Accessing Decentralized Hosted Data
So far we have been glossing over how the Transparency Graph’s many interconnected documents are actually returned to the verifier when the Data Carrier is scanned. Let’s cover this now.
So where does all this data sit? If all the documents were hosted on a single server, all the data carriers could simply be pointed directly to that server. As long as every manufacturer, product producer and brand owner would be happy with having their confidential business information sitting on someone else’s server this would work.
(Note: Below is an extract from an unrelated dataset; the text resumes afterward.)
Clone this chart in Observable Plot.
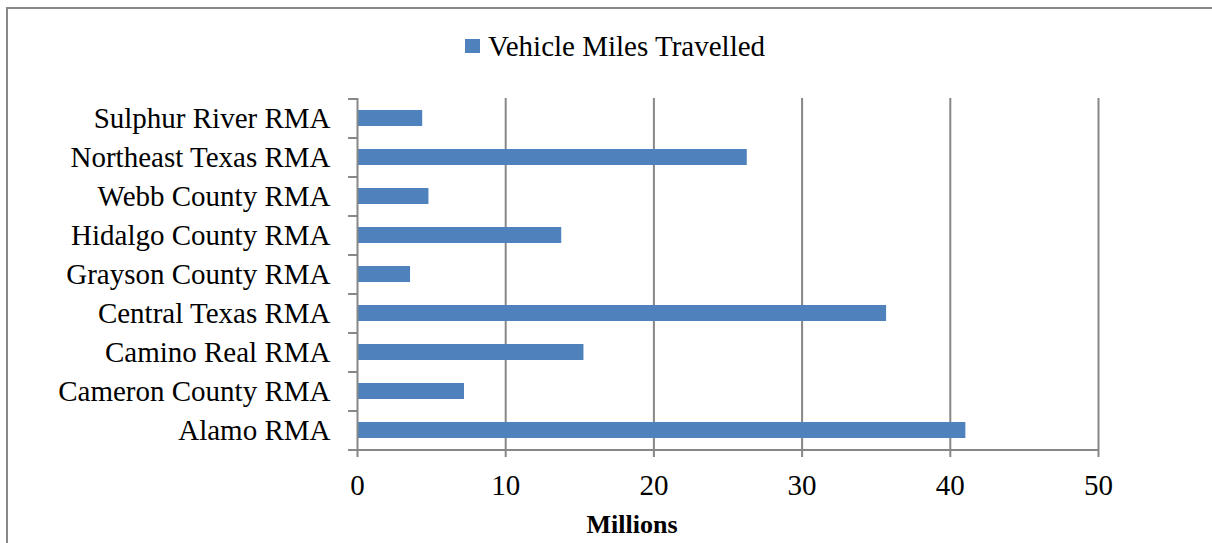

A single monolithic platform is not how the DPP ecosystem has been defined. For both the European Commission ESPR and the UN/CEFACT UNTP the architectural pattern that is required is one of decentralization. Each participant of the value chain is responsible for either hosting their own DPP or hiring a third party to host the DPP on their behalf. For context, when all the delegated acts (8 plus Batteries) are in force by 2029, the volume of DPPs and requests make any architectural pattern other than a decentralized is unfeasible from a performance, resilience, and security context.
Requesting documents hosted decentralized from links returned by the Data Carrier.
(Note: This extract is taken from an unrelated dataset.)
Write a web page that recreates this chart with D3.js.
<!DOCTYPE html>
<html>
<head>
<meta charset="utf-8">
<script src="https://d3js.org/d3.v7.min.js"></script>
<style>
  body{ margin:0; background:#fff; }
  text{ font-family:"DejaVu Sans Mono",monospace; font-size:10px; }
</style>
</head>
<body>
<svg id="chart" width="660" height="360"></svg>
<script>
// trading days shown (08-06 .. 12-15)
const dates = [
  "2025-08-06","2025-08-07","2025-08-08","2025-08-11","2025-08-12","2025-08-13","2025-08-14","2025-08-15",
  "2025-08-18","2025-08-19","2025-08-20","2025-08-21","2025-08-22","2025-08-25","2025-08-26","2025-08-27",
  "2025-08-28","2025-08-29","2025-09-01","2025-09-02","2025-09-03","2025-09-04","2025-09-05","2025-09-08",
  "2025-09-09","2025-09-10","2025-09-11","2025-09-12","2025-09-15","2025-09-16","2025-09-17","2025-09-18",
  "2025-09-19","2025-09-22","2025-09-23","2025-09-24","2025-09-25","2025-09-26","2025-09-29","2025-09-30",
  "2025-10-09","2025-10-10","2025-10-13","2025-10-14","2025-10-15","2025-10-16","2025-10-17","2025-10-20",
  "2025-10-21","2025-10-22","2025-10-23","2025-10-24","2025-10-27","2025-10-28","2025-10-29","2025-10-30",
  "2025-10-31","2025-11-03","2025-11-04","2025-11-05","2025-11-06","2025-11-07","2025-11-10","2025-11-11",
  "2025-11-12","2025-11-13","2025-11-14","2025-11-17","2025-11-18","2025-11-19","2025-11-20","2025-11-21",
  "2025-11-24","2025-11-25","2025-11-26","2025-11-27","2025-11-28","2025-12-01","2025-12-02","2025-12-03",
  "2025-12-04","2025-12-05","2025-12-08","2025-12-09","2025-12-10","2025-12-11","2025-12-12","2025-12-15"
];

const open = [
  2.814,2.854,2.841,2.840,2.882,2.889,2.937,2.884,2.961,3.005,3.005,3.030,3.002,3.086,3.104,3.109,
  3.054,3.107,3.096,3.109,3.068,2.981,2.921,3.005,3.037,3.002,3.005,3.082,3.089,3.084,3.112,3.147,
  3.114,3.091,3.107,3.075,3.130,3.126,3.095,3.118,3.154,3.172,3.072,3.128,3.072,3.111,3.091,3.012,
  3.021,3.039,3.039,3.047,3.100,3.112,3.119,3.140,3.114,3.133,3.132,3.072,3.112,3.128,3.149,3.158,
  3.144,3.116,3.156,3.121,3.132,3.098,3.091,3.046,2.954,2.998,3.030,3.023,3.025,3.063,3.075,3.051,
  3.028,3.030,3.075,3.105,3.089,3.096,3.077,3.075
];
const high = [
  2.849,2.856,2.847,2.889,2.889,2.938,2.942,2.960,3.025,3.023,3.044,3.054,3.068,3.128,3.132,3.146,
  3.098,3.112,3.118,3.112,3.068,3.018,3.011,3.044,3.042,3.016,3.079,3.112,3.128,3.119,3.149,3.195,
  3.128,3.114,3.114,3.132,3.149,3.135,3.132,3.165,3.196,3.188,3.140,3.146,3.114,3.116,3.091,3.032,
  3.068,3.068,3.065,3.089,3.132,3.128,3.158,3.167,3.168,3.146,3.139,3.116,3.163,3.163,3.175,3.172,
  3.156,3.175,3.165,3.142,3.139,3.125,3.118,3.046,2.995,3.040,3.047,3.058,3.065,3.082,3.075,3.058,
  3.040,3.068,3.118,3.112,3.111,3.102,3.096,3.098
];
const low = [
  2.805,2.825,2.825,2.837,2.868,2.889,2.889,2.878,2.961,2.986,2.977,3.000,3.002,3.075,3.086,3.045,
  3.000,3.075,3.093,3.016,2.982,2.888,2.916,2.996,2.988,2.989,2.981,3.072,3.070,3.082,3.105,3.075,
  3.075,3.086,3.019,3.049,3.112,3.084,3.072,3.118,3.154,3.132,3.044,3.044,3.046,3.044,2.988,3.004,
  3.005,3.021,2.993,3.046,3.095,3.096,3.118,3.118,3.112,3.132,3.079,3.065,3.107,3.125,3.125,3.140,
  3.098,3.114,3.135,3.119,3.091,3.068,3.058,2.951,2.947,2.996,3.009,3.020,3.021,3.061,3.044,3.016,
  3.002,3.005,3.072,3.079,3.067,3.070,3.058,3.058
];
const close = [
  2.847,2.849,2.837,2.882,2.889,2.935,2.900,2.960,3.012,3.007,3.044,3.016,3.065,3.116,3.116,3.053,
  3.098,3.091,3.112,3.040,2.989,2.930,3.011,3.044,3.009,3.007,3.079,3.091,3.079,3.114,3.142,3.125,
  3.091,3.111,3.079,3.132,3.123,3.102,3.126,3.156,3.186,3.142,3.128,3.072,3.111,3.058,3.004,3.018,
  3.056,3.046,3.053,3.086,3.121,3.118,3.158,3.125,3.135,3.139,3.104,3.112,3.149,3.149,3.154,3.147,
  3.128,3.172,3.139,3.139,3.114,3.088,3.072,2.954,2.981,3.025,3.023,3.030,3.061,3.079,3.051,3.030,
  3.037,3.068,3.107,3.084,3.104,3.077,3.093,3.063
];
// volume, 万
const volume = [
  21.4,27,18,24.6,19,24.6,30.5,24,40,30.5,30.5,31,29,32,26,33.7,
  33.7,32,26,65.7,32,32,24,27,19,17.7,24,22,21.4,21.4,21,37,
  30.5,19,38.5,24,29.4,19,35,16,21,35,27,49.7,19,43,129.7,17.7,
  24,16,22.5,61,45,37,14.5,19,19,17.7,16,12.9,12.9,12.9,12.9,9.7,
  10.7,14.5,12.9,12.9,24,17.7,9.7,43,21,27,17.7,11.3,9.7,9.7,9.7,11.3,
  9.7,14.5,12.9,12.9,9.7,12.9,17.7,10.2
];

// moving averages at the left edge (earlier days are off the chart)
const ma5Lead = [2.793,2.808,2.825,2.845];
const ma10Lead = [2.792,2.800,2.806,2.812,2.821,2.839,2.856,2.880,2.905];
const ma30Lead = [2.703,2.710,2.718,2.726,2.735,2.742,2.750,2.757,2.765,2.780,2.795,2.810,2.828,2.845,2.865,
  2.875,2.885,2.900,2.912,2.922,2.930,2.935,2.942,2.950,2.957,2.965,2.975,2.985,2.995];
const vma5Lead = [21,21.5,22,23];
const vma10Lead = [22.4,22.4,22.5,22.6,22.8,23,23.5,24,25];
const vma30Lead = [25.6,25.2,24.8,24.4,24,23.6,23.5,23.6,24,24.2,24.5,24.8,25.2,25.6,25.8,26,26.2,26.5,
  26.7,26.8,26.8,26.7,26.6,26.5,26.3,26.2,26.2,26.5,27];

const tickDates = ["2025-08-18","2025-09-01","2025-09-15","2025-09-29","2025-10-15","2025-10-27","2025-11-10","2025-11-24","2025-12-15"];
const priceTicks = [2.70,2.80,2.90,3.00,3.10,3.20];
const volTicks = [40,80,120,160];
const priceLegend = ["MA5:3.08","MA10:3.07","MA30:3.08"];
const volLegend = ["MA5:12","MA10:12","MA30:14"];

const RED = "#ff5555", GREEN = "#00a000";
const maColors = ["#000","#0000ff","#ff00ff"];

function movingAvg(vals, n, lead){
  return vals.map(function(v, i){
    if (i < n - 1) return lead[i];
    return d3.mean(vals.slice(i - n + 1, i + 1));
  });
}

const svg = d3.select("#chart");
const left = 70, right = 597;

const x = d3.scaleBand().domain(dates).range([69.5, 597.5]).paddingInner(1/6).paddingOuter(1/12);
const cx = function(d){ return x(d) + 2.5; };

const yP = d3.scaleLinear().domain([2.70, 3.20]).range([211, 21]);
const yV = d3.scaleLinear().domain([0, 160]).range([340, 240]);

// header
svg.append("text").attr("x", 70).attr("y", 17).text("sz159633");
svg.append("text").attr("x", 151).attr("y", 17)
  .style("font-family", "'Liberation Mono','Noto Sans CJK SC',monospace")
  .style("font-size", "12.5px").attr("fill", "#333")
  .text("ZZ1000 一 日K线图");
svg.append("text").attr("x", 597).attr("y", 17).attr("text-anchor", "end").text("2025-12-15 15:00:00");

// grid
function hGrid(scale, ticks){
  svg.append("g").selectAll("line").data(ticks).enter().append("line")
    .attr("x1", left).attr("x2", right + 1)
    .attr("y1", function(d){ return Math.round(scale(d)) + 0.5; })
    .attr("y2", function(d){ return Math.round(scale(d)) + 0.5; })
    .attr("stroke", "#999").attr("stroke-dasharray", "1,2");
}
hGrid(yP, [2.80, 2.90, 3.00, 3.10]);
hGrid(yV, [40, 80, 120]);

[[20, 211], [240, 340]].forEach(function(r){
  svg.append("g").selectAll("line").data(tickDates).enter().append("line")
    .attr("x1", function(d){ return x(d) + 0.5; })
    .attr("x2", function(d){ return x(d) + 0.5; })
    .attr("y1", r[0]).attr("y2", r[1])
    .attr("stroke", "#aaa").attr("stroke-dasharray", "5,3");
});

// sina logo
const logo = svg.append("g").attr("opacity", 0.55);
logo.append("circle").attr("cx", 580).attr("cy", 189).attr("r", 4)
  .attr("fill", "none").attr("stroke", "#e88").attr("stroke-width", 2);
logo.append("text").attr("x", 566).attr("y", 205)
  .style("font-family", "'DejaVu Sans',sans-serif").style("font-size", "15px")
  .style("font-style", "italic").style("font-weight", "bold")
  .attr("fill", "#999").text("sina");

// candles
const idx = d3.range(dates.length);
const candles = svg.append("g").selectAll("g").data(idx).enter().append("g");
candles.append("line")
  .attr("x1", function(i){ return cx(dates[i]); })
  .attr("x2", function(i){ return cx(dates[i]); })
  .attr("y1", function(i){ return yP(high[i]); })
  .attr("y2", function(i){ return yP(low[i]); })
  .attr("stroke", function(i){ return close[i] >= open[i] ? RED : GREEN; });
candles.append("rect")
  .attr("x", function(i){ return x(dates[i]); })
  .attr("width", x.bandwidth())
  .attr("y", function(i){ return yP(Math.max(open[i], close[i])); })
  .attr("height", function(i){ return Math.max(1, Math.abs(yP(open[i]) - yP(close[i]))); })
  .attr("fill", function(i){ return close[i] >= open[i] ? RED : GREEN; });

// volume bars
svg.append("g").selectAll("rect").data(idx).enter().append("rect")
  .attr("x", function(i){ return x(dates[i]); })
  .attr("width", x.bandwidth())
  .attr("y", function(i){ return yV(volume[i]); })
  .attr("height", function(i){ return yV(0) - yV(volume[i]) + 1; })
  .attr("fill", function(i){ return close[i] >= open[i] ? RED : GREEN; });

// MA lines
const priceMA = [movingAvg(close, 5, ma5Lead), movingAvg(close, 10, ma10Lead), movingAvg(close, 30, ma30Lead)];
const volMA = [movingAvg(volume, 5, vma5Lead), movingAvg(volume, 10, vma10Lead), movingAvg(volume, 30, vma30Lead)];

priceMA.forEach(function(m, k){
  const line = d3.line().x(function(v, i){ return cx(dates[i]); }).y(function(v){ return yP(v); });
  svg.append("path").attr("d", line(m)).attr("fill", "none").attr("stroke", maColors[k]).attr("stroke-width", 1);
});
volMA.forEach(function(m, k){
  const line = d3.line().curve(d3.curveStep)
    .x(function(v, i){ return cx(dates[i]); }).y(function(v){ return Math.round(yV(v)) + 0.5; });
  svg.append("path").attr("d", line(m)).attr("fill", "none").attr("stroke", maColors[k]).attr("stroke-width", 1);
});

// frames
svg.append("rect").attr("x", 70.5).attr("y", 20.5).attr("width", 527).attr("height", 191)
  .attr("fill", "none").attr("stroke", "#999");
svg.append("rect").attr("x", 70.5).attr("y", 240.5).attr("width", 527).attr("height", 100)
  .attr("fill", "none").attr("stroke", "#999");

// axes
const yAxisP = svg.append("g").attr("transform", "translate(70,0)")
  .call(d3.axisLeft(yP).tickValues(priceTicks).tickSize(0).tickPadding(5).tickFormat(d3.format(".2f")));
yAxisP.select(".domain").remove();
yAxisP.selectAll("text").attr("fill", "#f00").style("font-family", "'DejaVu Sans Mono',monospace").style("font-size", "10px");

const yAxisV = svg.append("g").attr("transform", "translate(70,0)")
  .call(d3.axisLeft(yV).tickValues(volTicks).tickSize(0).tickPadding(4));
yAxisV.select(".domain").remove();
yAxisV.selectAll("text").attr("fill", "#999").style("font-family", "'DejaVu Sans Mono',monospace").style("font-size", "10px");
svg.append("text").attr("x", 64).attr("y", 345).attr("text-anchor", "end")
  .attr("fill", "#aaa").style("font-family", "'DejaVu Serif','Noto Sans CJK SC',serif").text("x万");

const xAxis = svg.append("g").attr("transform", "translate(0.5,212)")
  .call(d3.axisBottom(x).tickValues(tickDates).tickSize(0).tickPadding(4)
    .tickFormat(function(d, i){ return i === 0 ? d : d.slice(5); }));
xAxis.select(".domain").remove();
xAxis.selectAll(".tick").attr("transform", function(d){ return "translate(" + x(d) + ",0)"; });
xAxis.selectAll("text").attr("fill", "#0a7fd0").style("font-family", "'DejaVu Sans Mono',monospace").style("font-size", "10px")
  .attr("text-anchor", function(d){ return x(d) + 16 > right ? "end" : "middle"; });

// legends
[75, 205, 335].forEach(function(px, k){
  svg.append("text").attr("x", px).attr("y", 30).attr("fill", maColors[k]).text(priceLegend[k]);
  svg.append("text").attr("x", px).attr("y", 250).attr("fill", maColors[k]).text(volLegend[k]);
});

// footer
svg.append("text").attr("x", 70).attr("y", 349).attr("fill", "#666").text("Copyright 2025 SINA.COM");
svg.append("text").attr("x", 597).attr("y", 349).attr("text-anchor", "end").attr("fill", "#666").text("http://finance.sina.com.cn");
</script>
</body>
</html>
Let’s go back to our story to dig a deeper into the architectural model of UNTP. In this example, we look at the Custom’s officer as the verifier. The officer scans the data carrier on the shipment. UNTP’s practical solution to this is to just return a list of links, and let the verifier “gather” all the documents individually from their origin:
The verifier scans the product’s Data Carrier.
The response is a set of links to where the various documents are hosted.
From these links, the verifier fetches all data for constructing the full data graph.
This indirection has the essential, practical advantage that whoever governs the Data Carrier only needs to maintain a register of where data is placed — without having to physically host the data. The documents related to source products along the value chain remain hosted on those organizations’ web servers.
This architecture also allows for the upstream data issuers to protect data access. While good actors have a natural incentive to flaunt positive certificates, there are plenty of situations where data cannot be made completely public. UNTP’s essential data access control principle is that the product itself can carry the data access key. So, along with the link to the document, the verifier would also be provided the access key on the premise that if you hold the product, you should also be given data access.
The same principle also works for data submission, adding additional data to the DPP. This allows for example post-sale repairs or refurbishments to be registered with the product.
Supplier Confidentiality
Not infrequently, actors along a supply chain seek to protect their business, avoiding ending up as a “cut out middleman”. Such disincentives to reveal upstream data breaks the product traceability.
A 3rd Party Attester, bridging the Transparency Graph where data sharing is prevented.
UNTP’s solution to this obstacle is to introduce an 3rd Party Attester role, which is granted access and verifies to the upstream data graph. Putting its reputation on the line, this accountant-like party issues a document summarizing the product’s origin within a given policy. The summary is stripped from supplier details and can be freely shared with downstream parties.
In our clothing case, assuming the fabric producer does not want to reveal its thread suppliers, it would ask the Attester to verify its supplier documentation and sign a document specifying “all thread used in this batch of fabric comes from organic origin, confirmed back the the non-GMO seeds used for all cotton suppliers”.
Example 3rd Party Attester keeping track of organic thread quotas.
Depending on the type of product, there are a number of different chain of custody patterns which the Attester can apply to capture the traceability from input material to output product. In summary:
Identity Preserved can be used when the same identified product is processed.
Segregated can be used when product types are not being mixed, for example organic and non-organic thread.
Mass Balance can be used when the totals of input and output are important, for example confirming that carbon credits are counted only once.
Book-and-Claim, which can be used when a direct certification-to-product cannot be established.
Says Who?
Let us take a step back now and reflect on what we gain from applying this UNTP infrastructure. How is this any better than, say, icons printed on product boxes? How does it prevent greenwashing?
It all boils down to “says who”. A manufacturer will generally never have the proper incentive structure to make claims about its own products. The UNTP infrastructure and the digital documents we have described are designed to express business variations of express claims from properly incentivised, trustworthy 3rd parties. “Don’t trust my claim of organic origin, trust the organic inspector”.
The enabling technology to establish these trust relationships is a standard called Verifiable Credentials. All the UNTP documents are designed with the intention to be issued as Verifiable Credential, making each document a cryptographically assured data packet. When the credential is issued, the issuer digitally signs the data; this allows any party reading the credential to detect if the data has been tampered with.
This way, as the product data graph is built out, the various claims are distributed out to trustworthy parties, each with a stake in their own domain.
Wrap Up
With this final section we will close this broad introduction article on UNTP and how it is evolving to meet the needs defined by the pending DPP related regulation from the EC and the growing interest globally.
We have deliberately kept the language here non-technical. We also acknowledge that we have not covered all aspects of the DPP ecosystem; for example, the story we have used does not logically extend to the Refurbisher or Repair roles. This article is also very focused on the UN/CEFACT UNTP effort and does not yet include the other standardization efforts underway on the topic. Finally, it is important to note that UNTP is an emerging specification which we still expect will evolve as real life production implementations take off.
We have covered the history of where the concept and demand for the DPP has come from and walked you through a simple story of the creation of a retail clothing product. We have identified the actors who will be using the DPP (Customs Authority, Consumer, Recycler) the stakeholder roles that are part of value chain (Brand, Manufacturer, Auditors, Identity Anchor) and begun to outline the value each of these roles can derive or extract from this effort.